Plotting code records:
○ ○ ○ ○

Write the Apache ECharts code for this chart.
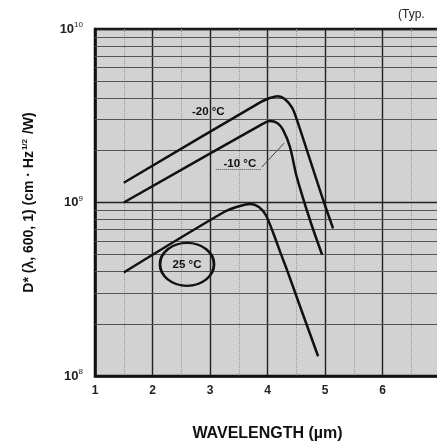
<!DOCTYPE html>
<html><head><meta charset="utf-8">
<script src="https://cdn.jsdelivr.net/npm/echarts@6/dist/echarts.min.js"></script>
<style>html,body{margin:0;padding:0;background:#fff;}#c{width:437px;height:446px;}</style>
</head><body><div id="c"></div>
<script>
// wavelength (µm) vs D* (cm·Hz^1/2/W)
const curveM20 = [[1.5,1.3e9],[3.88,3.79e9],[4.04,4.0e9],[4.18,4.1e9],[4.3,3.95e9],[4.43,3.51e9],[4.51,3.0e9],[4.74,1.76e9],[4.97,1.03e9],[5.14,7.1e8]];
const curveM10 = [[1.5,1.0e9],[3.9,2.82e9],[4.04,2.95e9],[4.17,2.87e9],[4.27,2.62e9],[4.39,2.09e9],[4.51,1.4e9],[4.74,7.9e8],[4.95,5.0e8]];
const curve25  = [[1.5,3.95e8],[3.26,8.87e8],[3.52,9.55e8],[3.7,9.79e8],[3.85,9.42e8],[3.97,8.47e8],[4.1,6.67e8],[4.22,5.19e8],[4.34,4.08e8],[4.57,2.5e8],[4.88,1.3e8]];
const seriesNames = ['-20 °C','-10 °C','25 °C'];
const labelPos = [[2.97,3.33e9],[3.52,1.68e9],[2.6,4.4e8]];
const xTicks = ['1','2','3','4','5','6'];
const minorGrid = [2e8,3e8,4e8,5e8,6e8,7e8,8e8,9e8,2e9,3e9,4e9,5e9,6e9,7e9,8e9,9e9];
const leader = [[[3.1,1.55e9],[3.9,1.55e9]],[[3.9,1.6e9],[4.29,2.2e9]]];

const chart = echarts.init(document.getElementById('c'));
const font = 'Liberation Sans, Arial, sans-serif';
const lineStyle = {color:'#111', width:2.5};
const txt = {fontFamily:font, fontSize:11.5, fontWeight:'bold', color:'#111'};
function curve(name, data, extra){
  return Object.assign({name, type:'line', data, showSymbol:false, symbol:'none', smooth:0.3,
    lineStyle, z:5, silent:true}, extra||{});
}
function tag(i, extra){
  return Object.assign({silent:true, symbol:'circle', symbolSize:1, itemStyle:{color:'rgba(0,0,0,0)'},
    data:[{coord:labelPos[i], value:seriesNames[i]}],
    label:Object.assign({show:true, position:'inside', formatter:seriesNames[i]}, txt)}, extra||{});
}
chart.setOption({
  animation:false,
  backgroundColor:'#fff',
  grid:{left:95, top:29, width:345, height:347, outerBoundsMode:'none', containLabel:false,
    show:true, backgroundColor:'#d2d2d2', borderColor:'#111', borderWidth:2.5},
  graphic:[{type:'text', left:398, top:9, style:{text:'(Typ.', font:'12px '+font, fill:'#222'}}],
  xAxis:{type:'value', min:1, max:7, interval:1,
    name:'WAVELENGTH (µm)', nameLocation:'middle', nameGap:50,
    nameTextStyle:{fontFamily:font, fontSize:16, fontWeight:'bold', color:'#111'},
    axisLine:{show:true, lineStyle:{color:'#111', width:2.5}},
    axisTick:{show:false},
    axisLabel:{margin:9, fontFamily:font, fontSize:12, fontWeight:'bold', color:'#222', showMaxLabel:false,
      formatter:v=>{const i=Math.round(v)-1; return xTicks[i]!==undefined?xTicks[i]:'';}},
    splitLine:{show:true, lineStyle:{color:'#222', width:1.4}},
    minorTick:{show:false, splitNumber:2},
    minorSplitLine:{show:true, lineStyle:{color:'#999', width:1, type:'dotted'}}
  },
  yAxis:{type:'log', logBase:10, min:1e8, max:1e10,
    name:'{n|D* (λ, 600, 1) (cm · Hz}{s|1/2}{n| /W)}', nameLocation:'middle', nameGap:58,
    nameTextStyle:{rich:{n:{fontFamily:font, fontSize:14, fontWeight:'bold', color:'#111'},
                         s:{fontFamily:font, fontSize:8, fontWeight:'bold', color:'#111', padding:[0,1,8,1]}}},
    axisLine:{show:true, lineStyle:{color:'#111', width:2.5}},
    axisTick:{show:false},
    axisLabel:{margin:12, formatter:v=>'{b|10}{s|'+Math.round(Math.log10(v))+'}',
      rich:{b:{fontFamily:font, fontSize:13, fontWeight:'bold', color:'#222'}, s:{fontFamily:font, fontSize:8, color:'#222', padding:[0,0,8,0]}}},
    splitLine:{show:true, lineStyle:{color:'#222', width:1.4}}
  },
  series:[
    curve(seriesNames[0], curveM20, {markPoint:tag(0)}),
    curve(seriesNames[1], curveM10, {markPoint:tag(1),
      markLine:{silent:true, symbol:['none','none'], label:{show:false},
        data:[[{coord:leader[0][0], lineStyle:{type:'dotted', width:1, color:'#555'}},{coord:leader[0][1]}],
              [{coord:leader[1][0], lineStyle:{type:'solid', width:1, color:'#444'}},{coord:leader[1][1]}]]}}),
    curve(seriesNames[2], curve25, {markPoint:tag(2, {symbol:'circle', symbolSize:[54,43],
      itemStyle:{color:'rgba(0,0,0,0)', borderColor:'#111', borderWidth:2.5}})}),
    {type:'line', data:[], silent:true, z:1,
      markLine:{silent:true, symbol:['none','none'], label:{show:false}, animation:false,
        lineStyle:{color:'#555', width:1, type:'solid'},
        data:minorGrid.map(v=>({yAxis:v}))}}
  ]
});
</script></body></html>
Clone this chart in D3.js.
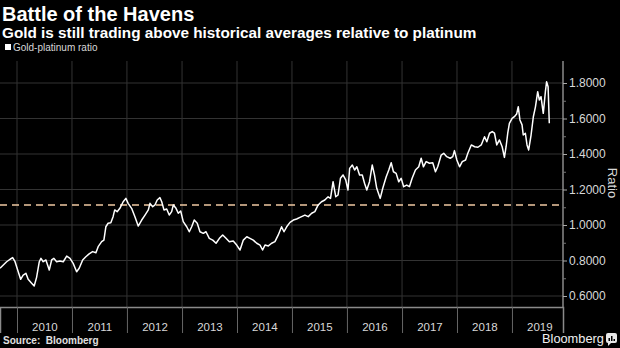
<!DOCTYPE html>
<html><head><meta charset="utf-8">
<script src="https://cdn.jsdelivr.net/npm/d3@7"></script>
<style>body{margin:0;background:#000;} svg{display:block;}</style>
</head><body>
<svg id="c" width="620" height="348"></svg>
<script>
const dates = [
"2009-09-10","2009-10-02","2009-10-24","2009-11-16","2009-12-03","2009-12-19","2010-01-09","2010-01-25","2010-02-11","2010-03-01",
"2010-03-16","2010-04-08","2010-04-25","2010-05-11","2010-05-29","2010-06-09","2010-06-24","2010-07-12","2010-08-03","2010-08-19",
"2010-09-03","2010-09-21","2010-10-13","2010-11-04","2010-11-27","2010-12-19","2011-01-09","2011-02-01","2011-02-18","2011-03-13",
"2011-04-03","2011-04-25","2011-05-18","2011-06-09","2011-06-24","2011-07-17","2011-08-01","2011-08-14","2011-08-29","2011-09-16",
"2011-10-01","2011-10-12","2011-10-28","2011-11-15","2011-12-07","2011-12-25","2012-01-09","2012-02-01","2012-02-23","2012-03-16",
"2012-04-08","2012-04-30","2012-05-22","2012-06-02","2012-06-20","2012-07-05","2012-07-20","2012-08-07","2012-08-19","2012-09-03",
"2012-09-21","2012-10-08","2012-10-24","2012-11-04","2012-11-22","2012-12-07","2012-12-23","2013-01-09","2013-02-01","2013-02-18",
"2013-03-06","2013-03-23","2013-04-12","2013-04-30","2013-05-22","2013-06-09","2013-07-01","2013-07-24","2013-08-15","2013-09-06",
"2013-09-28","2013-10-20","2013-11-11","2013-12-07","2013-12-30","2014-01-21","2014-02-12","2014-03-07","2014-03-28","2014-04-19",
"2014-05-12","2014-06-03","2014-06-20","2014-07-06","2014-07-28","2014-08-19","2014-09-10","2014-10-02","2014-10-24","2014-11-09",
"2014-11-27","2014-12-19","2015-01-10","2015-02-01","2015-02-23","2015-03-28","2015-04-19","2015-05-12","2015-06-02","2015-06-24",
"2015-07-16","2015-08-07","2015-08-29","2015-09-14","2015-10-01","2015-10-19","2015-11-03","2015-11-19","2015-12-06","2015-12-24",
"2016-01-08","2016-01-19","2016-02-06","2016-02-21","2016-03-07","2016-03-25","2016-04-12","2016-04-27","2016-05-12","2016-05-30",
"2016-06-17","2016-07-02","2016-07-17","2016-08-09","2016-08-26","2016-09-18","2016-10-05","2016-10-21","2016-11-05","2016-11-23",
"2016-12-10","2016-12-26","2017-01-12","2017-02-01","2017-02-19","2017-03-09","2017-03-31","2017-04-22","2017-05-08","2017-05-23",
"2017-06-10","2017-07-02","2017-07-24","2017-08-11","2017-08-26","2017-09-18","2017-10-05","2017-10-25","2017-11-17","2017-12-04",
"2017-12-15","2017-12-31","2018-01-18","2018-02-05","2018-02-27","2018-03-14","2018-04-06","2018-04-28","2018-05-20","2018-06-11",
"2018-07-03","2018-07-18","2018-08-05","2018-08-23","2018-09-07","2018-09-22","2018-10-10","2018-10-28","2018-11-12","2018-11-23",
"2018-12-04","2018-12-15","2019-01-02","2019-01-17","2019-02-01","2019-02-12","2019-02-23","2019-03-09","2019-03-17","2019-03-31",
"2019-04-11","2019-04-22","2019-05-08","2019-05-23","2019-06-06","2019-06-21","2019-07-02","2019-07-13","2019-07-28","2019-08-11",
"2019-08-19","2019-08-29","2019-09-06"];

const ratios = [
0.756,0.775,0.793,0.807,0.816,0.793,0.737,0.694,0.718,0.728,
0.694,0.672,0.656,0.705,0.793,0.812,0.793,0.803,0.746,0.803,
0.812,0.793,0.797,0.793,0.825,0.812,0.784,0.737,0.756,0.803,
0.821,0.837,0.850,0.844,0.878,0.906,0.915,0.990,1.010,1.013,
1.047,1.085,1.075,1.094,1.131,1.150,1.122,1.094,1.047,0.994,
1.028,1.056,1.085,1.122,1.103,1.113,1.141,1.154,1.131,1.085,
1.090,1.056,1.075,1.113,1.094,1.066,1.079,1.019,0.990,0.962,
0.990,1.028,1.010,0.962,0.953,0.962,0.925,0.915,0.897,0.925,
0.944,0.925,0.906,0.910,0.887,0.859,0.915,0.934,0.925,0.915,
0.897,0.887,0.859,0.887,0.882,0.897,0.906,0.944,0.990,0.962,
0.990,1.015,1.028,1.034,1.043,1.056,1.047,1.066,1.075,1.113,
1.131,1.141,1.159,1.150,1.244,1.159,1.169,1.263,1.282,1.254,
1.197,1.319,1.338,1.310,1.328,1.282,1.282,1.235,1.197,1.244,
1.338,1.282,1.207,1.150,1.207,1.272,1.310,1.351,1.300,1.291,
1.244,1.263,1.216,1.225,1.216,1.263,1.310,1.328,1.376,1.328,
1.357,1.348,1.351,1.300,1.328,1.394,1.404,1.385,1.376,1.385,
1.419,1.366,1.328,1.357,1.366,1.404,1.451,1.441,1.438,1.451,
1.497,1.469,1.517,1.526,1.517,1.451,1.479,1.441,1.381,1.441,
1.517,1.573,1.601,1.610,1.625,1.666,1.592,1.564,1.507,1.517,
1.451,1.423,1.507,1.610,1.666,1.751,1.704,1.723,1.629,1.751,
1.807,1.779,1.573];

const yearLabels = ["2010","2011","2012","2013","2014","2015","2016","2017","2018","2019"];
const yTickValues = [0.6,0.8,1.0,1.2,1.4,1.6,1.8];
const yMinorTickValues = [0.7,0.9,1.1,1.3,1.5,1.7];
const averageRatio = 1.113;
const xDomain = ["2009-09-10","2019-12-06"];

const titleText = "Battle of the Havens";
const subtitleText = "Gold is still trading above historical averages relative to platinum";
const legendLabel = "Gold-platinum ratio";
const axisTitle = "Ratio";
const sourceText = "Source:  Bloomberg";
const brandText = "Bloomberg";

const FONT = "'Liberation Sans', Arial, sans-serif";
const parse = d3.timeParse("%Y-%m-%d");
const data = dates.map((d,i)=>({date: parse(d), v: ratios[i]}));

const plotLeft = 0, plotRight = 563, plotTop = 61, plotBottom = 307;
const svg = d3.select("#c").style("font-family", FONT);
svg.append("rect").attr("width",620).attr("height",348).attr("fill","#000");

const x = d3.scaleTime().domain(xDomain.map(parse)).range([plotLeft, plotRight]);
const y = d3.scaleLinear().domain([0.6,1.8]).range([296,83]);

const yearStarts = yearLabels.map(s => new Date(+s, 0, 1));
const yearMids = yearLabels.map(s => new Date(+s, 6, 2));

// gridlines
svg.append("g").selectAll("line").data(yTickValues).join("line")
  .attr("x1", plotLeft).attr("x2", plotRight)
  .attr("y1", d=>y(d)).attr("y2", d=>y(d))
  .attr("stroke", "#333").attr("stroke-width", 1);
svg.append("g").selectAll("line").data(yearStarts).join("line")
  .attr("x1", d=>x(d)).attr("x2", d=>x(d))
  .attr("y1", plotTop).attr("y2", plotBottom)
  .attr("stroke", "#333").attr("stroke-width", 1);

// average dashed line
svg.append("line")
  .attr("x1", plotLeft).attr("x2", plotRight)
  .attr("y1", y(averageRatio)).attr("y2", y(averageRatio))
  .attr("stroke", "#f0c9a2").attr("stroke-width", 1.4)
  .attr("stroke-dasharray", "7,5");

// x axis
const xAxisG = svg.append("g").attr("transform", `translate(0,${plotBottom})`)
  .call(d3.axisBottom(x).tickValues(yearStarts).tickSize(26).tickFormat(""));
xAxisG.select(".domain").attr("stroke", "#8a8a8a").attr("stroke-width", 1.5);
xAxisG.selectAll(".tick line").attr("stroke", "#666");
const xLabG = svg.append("g").attr("transform", `translate(0,${plotBottom})`)
  .call(d3.axisBottom(x).tickValues(yearMids).tickSize(0).tickPadding(16)
    .tickFormat((d,i)=>yearLabels[i]));
xLabG.select(".domain").remove();
xLabG.selectAll("text").attr("fill", "#d8d8d8").style("font-size", "11.5px").style("font-family", FONT);

// y axis
svg.append("line").attr("x1", plotRight).attr("x2", plotRight)
  .attr("y1", plotTop).attr("y2", plotBottom)
  .attr("stroke", "#8a8a8a").attr("stroke-width", 1.5);
const yAxisG = svg.append("g").attr("transform", `translate(${plotRight},0)`)
  .call(d3.axisRight(y).tickValues(yTickValues).tickSize(4).tickPadding(2).tickFormat(d3.format(".4f")));
yAxisG.select(".domain").remove();
yAxisG.selectAll(".tick line").attr("stroke", "#aaa");
yAxisG.selectAll("text").attr("fill", "#d8d8d8").style("font-size", "12px").style("font-family", FONT);
const yMinorG = svg.append("g").attr("transform", `translate(${plotRight},0)`)
  .call(d3.axisRight(y).tickValues(yMinorTickValues).tickSize(3).tickFormat(""));
yMinorG.select(".domain").remove();
yMinorG.selectAll(".tick line").attr("stroke", "#777");

svg.append("text").text(axisTitle)
  .attr("transform", `translate(608,183) rotate(90)`)
  .attr("text-anchor", "middle").attr("fill", "#d8d8d8").style("font-size", "13px");

// line
const line = d3.line().x(d=>x(d.date)).y(d=>y(d.v));
svg.append("path").datum(data).attr("d", line)
  .attr("fill", "none").attr("stroke", "#fff").attr("stroke-width", 1.5)
  .attr("stroke-linejoin", "round");

// titles
svg.append("text").text(titleText).attr("x", 2).attr("y", 21)
  .attr("fill", "#fff").style("font-size", "20px").style("font-weight", "bold");
svg.append("text").text(subtitleText).attr("x", 2).attr("y", 38)
  .attr("fill", "#fff").style("font-size", "15.3px").style("font-weight", "bold");

// legend
svg.append("rect").attr("x", 5).attr("y", 44).attr("width", 6).attr("height", 6).attr("fill", "#fff");
svg.append("text").text(legendLabel).attr("x", 13).attr("y", 51)
  .attr("fill", "#d8d8d8").style("font-size", "10px");

// source
svg.append("text").text(sourceText).attr("x", 3).attr("y", 344)
  .attr("fill", "#e0e0e0").style("font-size", "10px").style("font-weight", "bold")
  .style("white-space", "pre");

// brand
svg.append("text").text(brandText).attr("x", 542).attr("y", 343)
  .attr("fill", "#f0f0f0").style("font-size", "12.8px");
const icon = svg.append("g").attr("transform", "translate(606,333)");
icon.append("rect").attr("width", 11).attr("height", 10).attr("rx", 2).attr("fill", "#e8e8e8");
icon.append("path").attr("d", "M2,10 L2,13 L5,10 Z").attr("fill", "#e8e8e8");
[[2.5,5],[5,3],[7.5,6]].forEach(([bx,by])=>{
  icon.append("rect").attr("x", bx).attr("y", by).attr("width", 1.5).attr("height", 8-by).attr("fill", "#000");
});
</script>
</body></html>
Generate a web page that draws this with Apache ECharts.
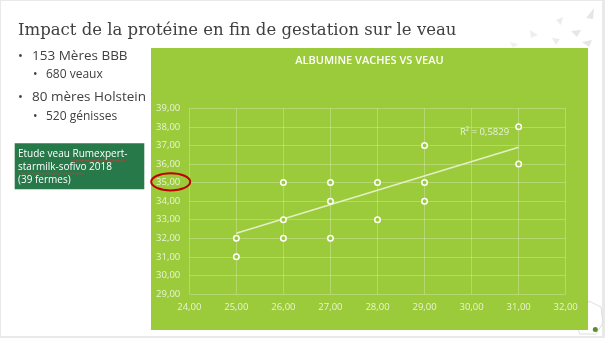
<!DOCTYPE html>
<html><head><meta charset="utf-8">
<script src="https://cdn.jsdelivr.net/npm/echarts@6/dist/echarts.min.js"></script>
<style>html,body{margin:0;padding:0;background:#e9e9e9}#c{width:605px;height:338px}</style>
</head><body><div id="c"></div>
<script>
// Data
const cowAlbumin = [25, 25, 26, 26, 26, 27, 27, 27, 28, 28, 29, 29, 29, 31, 31];   // x: vaches
const calfAlbumin = [32, 31, 35, 33, 32, 35, 34, 32, 35, 33, 37, 35, 34, 38, 36]; // y: veau
const trendX = [25, 31];
const trendY = [32.27, 36.90];
const xTicks = [24, 25, 26, 27, 28, 29, 30, 31, 32];
const yTicks = [29, 30, 31, 32, 33, 34, 35, 36, 37, 38, 39];
const r2Label = 'R² = 0,5829';
const chartTitle = 'ALBUMINE VACHES VS VEAU';
const pageTitle = 'Impact de la protéine en fin de gestation sur le veau';

const fmt = v => v.toFixed(2).replace('.', ',');
const GREEN = '#9BCB3A';
const LABEL = '#E9F4D3';
const SANS = '"Open Sans", "Noto Sans", sans-serif';

function zig(x0, x1, y) {
  const pts = []; let up = true;
  for (let x = x0; x <= x1; x += 1.5) { pts.push([x, up ? y - 0.7 : y + 0.7]); up = !up; }
  return pts;
}

const chart = echarts.init(document.getElementById('c'), null, {renderer: 'canvas'});
chart.setOption({
  animation: false,
  backgroundColor: '#e9e9e9',
  grid: {left: 189.3, right: 39.3, top: 108.3, bottom: 44, containLabel: false},
  xAxis: {
    type: 'value', min: xTicks[0], max: xTicks[xTicks.length - 1], interval: 1,
    axisLine: {show: false}, axisTick: {show: false},
    splitLine: {show: true, lineStyle: {color: 'rgba(255,255,255,0.25)', width: 1}},
    axisLabel: {color: LABEL, fontFamily: SANS, fontSize: 9.5, margin: 8, formatter: fmt}
  },
  yAxis: {
    type: 'value', min: yTicks[0], max: yTicks[yTicks.length - 1], interval: 1,
    axisLine: {show: false}, axisTick: {show: false},
    splitLine: {show: true, lineStyle: {color: 'rgba(255,255,255,0.25)', width: 1}},
    axisLabel: {color: LABEL, fontFamily: SANS, fontSize: 9.5, margin: 9, formatter: fmt}
  },
  series: [
    {
      type: 'line', data: trendX.map((x, i) => [x, trendY[i]]), symbol: 'none', z: 3,
      lineStyle: {color: '#E4EFC6', width: 1.5}, silent: true
    },
    {
      type: 'scatter', data: cowAlbumin.map((x, i) => [x, calfAlbumin[i]]), z: 4,
      symbol: 'circle', symbolSize: 5.5,
      itemStyle: {color: GREEN, borderColor: '#ffffff', borderWidth: 1.5, opacity: 1}
    }
  ],
  graphic: [
    {type: 'rect', z: -20, shape: {x: 1, y: 1, width: 601, height: 335}, style: {fill: '#ffffff'}},
    // decorative triangles
    {type: 'polygon', z: -19, shape: {points: [[586,18],[594,8],[593,19]]}, style: {fill: '#e6e6e6'}},
    {type: 'polygon', z: -19, shape: {points: [[571,31],[581,30],[577,37]]}, style: {fill: '#e6e6e6'}},
    {type: 'polygon', z: -19, shape: {points: [[582,42],[592,40],[589,47]]}, style: {fill: '#e6e6e6'}},
    {type: 'polygon', z: -19, shape: {points: [[556,20],[563,17],[561,25]]}, style: {fill: '#ececec'}},
    {type: 'polygon', z: -19, shape: {points: [[530,30],[538,35],[531,38]]}, style: {fill: '#eeeeee'}},
    {type: 'polygon', z: -19, shape: {points: [[552,38],[560,39],[556,45]]}, style: {fill: '#ececec'}},
    {type: 'polygon', z: -19, shape: {points: [[510,42],[518,44],[513,48]]}, style: {fill: '#f0f0f0'}},
    // hexagon bottom right
    {type: 'polygon', z: -19, shape: {points: [[589,301],[601,307],[603,323],[596,334],[580,334],[575,322]]},
      style: {fill: 'none', stroke: '#dedede', lineWidth: 1}},
    {type: 'circle', z: -18, shape: {cx: 595.3, cy: 329.5, r: 2.5}, style: {fill: '#5E8C2A'}},
    // green chart panel
    {type: 'rect', z: -10, shape: {x: 151, y: 48, width: 437, height: 282}, style: {fill: GREEN}},
    {type: 'text', z: 5, style: {text: chartTitle, x: 369.5, y: 61, align: 'center', verticalAlign: 'middle',
      fill: '#ffffff', font: '600 11px ' + SANS}},
    {type: 'text', z: 5, style: {text: r2Label, x: 460, y: 132, align: 'left', verticalAlign: 'middle',
      fill: LABEL, font: '9.5px ' + SANS}},
    // page title
    {type: 'text', z: 5, style: {text: pageTitle, x: 18, y: 31, align: 'left', verticalAlign: 'middle',
      fill: '#404040', font: '16.5px "DejaVu Serif", serif'}},
    // bullets
    {type: 'text', z: 5, style: {text: '•', x: 18, y: 56, verticalAlign: 'middle', fill: '#404040', font: '13px ' + SANS}},
    {type: 'text', z: 5, style: {text: '153 Mères BBB', x: 32, y: 56, verticalAlign: 'middle', fill: '#404040', font: '13.5px ' + SANS}},
    {type: 'text', z: 5, style: {text: '•', x: 33, y: 75, verticalAlign: 'middle', fill: '#404040', font: '12px ' + SANS}},
    {type: 'text', z: 5, style: {text: '680 veaux', x: 46, y: 75, verticalAlign: 'middle', fill: '#404040', font: '12px ' + SANS}},
    {type: 'text', z: 5, style: {text: '•', x: 18, y: 97, verticalAlign: 'middle', fill: '#404040', font: '13px ' + SANS}},
    {type: 'text', z: 5, style: {text: '80 mères Holstein', x: 32, y: 97, verticalAlign: 'middle', fill: '#404040', font: '13.5px ' + SANS}},
    {type: 'text', z: 5, style: {text: '•', x: 33, y: 117, verticalAlign: 'middle', fill: '#404040', font: '12px ' + SANS}},
    {type: 'text', z: 5, style: {text: '520 génisses', x: 46, y: 117, verticalAlign: 'middle', fill: '#404040', font: '12px ' + SANS}},
    // study box
    {type: 'rect', z: 4, shape: {x: 14.7, y: 143.3, width: 129.6, height: 46}, style: {fill: '#27794A'}},
    {type: 'text', z: 5, style: {text: 'Etude veau Rumexpert-\nstarmilk-sofivo 2018\n(39 fermes)', x: 18, y: 147.5,
      lineHeight: 13, verticalAlign: 'top', fill: '#ffffff', font: '10px ' + SANS}},
    {type: 'polyline', z: 6, shape: {points: zig(71, 125, 160.5)}, style: {stroke: '#d33', lineWidth: 0.7, fill: 'none'}},
    {type: 'polyline', z: 6, shape: {points: zig(18, 84, 173.5)}, style: {stroke: '#d33', lineWidth: 0.7, fill: 'none'}},
    // red ellipse
    {type: 'ellipse', z: 10, shape: {cx: 170.7, cy: 181.8, rx: 19.5, ry: 8.6}, style: {fill: 'none', stroke: '#C00000', lineWidth: 2}}
  ]
});
</script></body></html>
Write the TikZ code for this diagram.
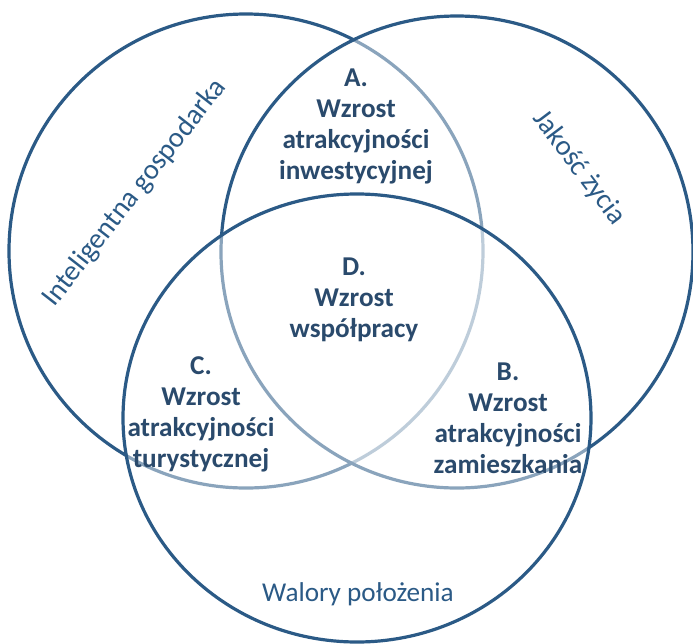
\documentclass[tikz,border=0pt]{standalone}
\usepackage{fontspec}
\setmainfont{Carlito}
\usepackage{xcolor}
\definecolor{ringblue}{HTML}{2B5A86}
\definecolor{inkblue}{HTML}{2A4A6C}
\tikzset{
  ring/.style={draw=ringblue, line width=1.6pt, fill=white, fill opacity=0.45},
  area/.style={align=center, text=inkblue, font=\bfseries\fontsize{13.6}{15.5}\selectfont},
  field/.style={text=ringblue, font=\fontsize{13.6}{16}\selectfont},
  tilted/.style={text=ringblue, font=\fontsize{14.3}{16}\selectfont}
}

\begin{document}
\begin{tikzpicture}[x=0.5pt,y=-0.5pt]
    \useasboundingbox (0,0) rectangle (693,644);
    \draw[ring] (246,251) circle [radius=237];
    \draw[ring] (457,252) circle [radius=236];
    \draw[ring] (357,418) ellipse [x radius=234, y radius=224];
    \node[tilted,rotate=52] (smart) at (135,193) {Inteligentna gospodarka};
    \node[tilted,rotate=-53] (life) at (579,168) {Jakość życia};
    \node[field] (place) at (358,594) {Walory położenia};
    \node[area] (a) at (356,126) {A.\\Wzrost\\atrakcyjności\\inwestycyjnej};
    \node[area] (d) at (354,300) {D.\\Wzrost\\współpracy};
    \node[area] (c) at (201,414) {C.\\Wzrost\\atrakcyjności\\turystycznej};
    \node[area] (b) at (508,418) {B.\\Wzrost\\atrakcyjności\\zamieszkania};
  \end{tikzpicture}
\end{document}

○ ○ ○ ○

Show all lines above holding "this".

Write the Apache ECharts code for this chart.
Clone this chart in D3.js.
Generate a web page that draws this with Apache ECharts.
Write the TikZ code for this diagram.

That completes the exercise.